Tous les cantons romands ont organisé pour leurs maîtres des stages de formation à la pédagogie “ par objectifs ” où on leur répète jusqu’à la nausée qu’enseigner c’est apprendre à produire des objectifs !

Mais il importe de distinguer l’imposture de cette pédagogie “ par objectifs ” comportementaux (on dit savoir-faire, savoir-être, ou compétence), de ce que sont les vrais “ buts ” de l’enseignement. Seuls les contenus (les savoirs) sont porteurs d’universalité, et seuls ils permettent à un élève de devenir lui-même. Mais cette élévation n’est pas objectivement vérifiable, ni point par point évaluable.

 

En effet, comment vérifier un savoir-être ? Il faut codifier le comportement ! Le prix en est l’uniformisation des conduites, la baisse du niveau dans les matières enseignées, la mort de l’esprit critique. C’est ce à quoi conduit la pédagogie par objectifs, et le prix de cette imposture est un enseignement mis en miettes.

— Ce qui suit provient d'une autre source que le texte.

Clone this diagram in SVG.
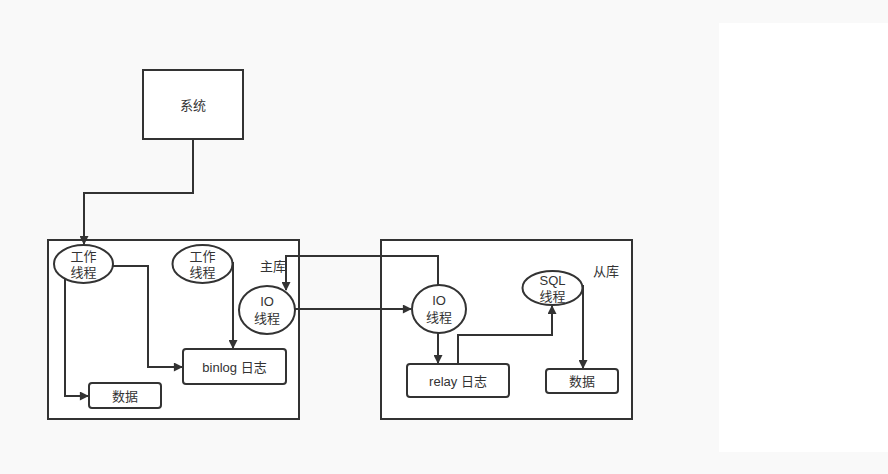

Aujourd’hui l’école commence à rectifier le tir. Le mammouth remue donc encore un peu.

Jean Romain, 1.12.14

Source : le blog de A. Duval

 

Un commentaire

  1. Posté par Anne Lauwaert le

    Au nom de l’égalité on a supprimé la compétition entre les élèves. Or la compétition est non seulement une loi de la nature mais surtout le mode de fonctionnement du monde réel: on n’engage que les meilleurs… dans le sport la première place se dispute au millième de seconde, les médailles ne sont pas toutes égales mais l’or, l’argent, le bronze et les suivants comptent pour des prunes… Mais, si les enfants et adolescents sont privés de la compétition pacifique dans leur école ils vont chercher les combats sur d’autres champs de batailles bien plus dangereux… Il faut rendre aux enfants les distributions des prix et la reconnaissance/récompense de leurs efforts!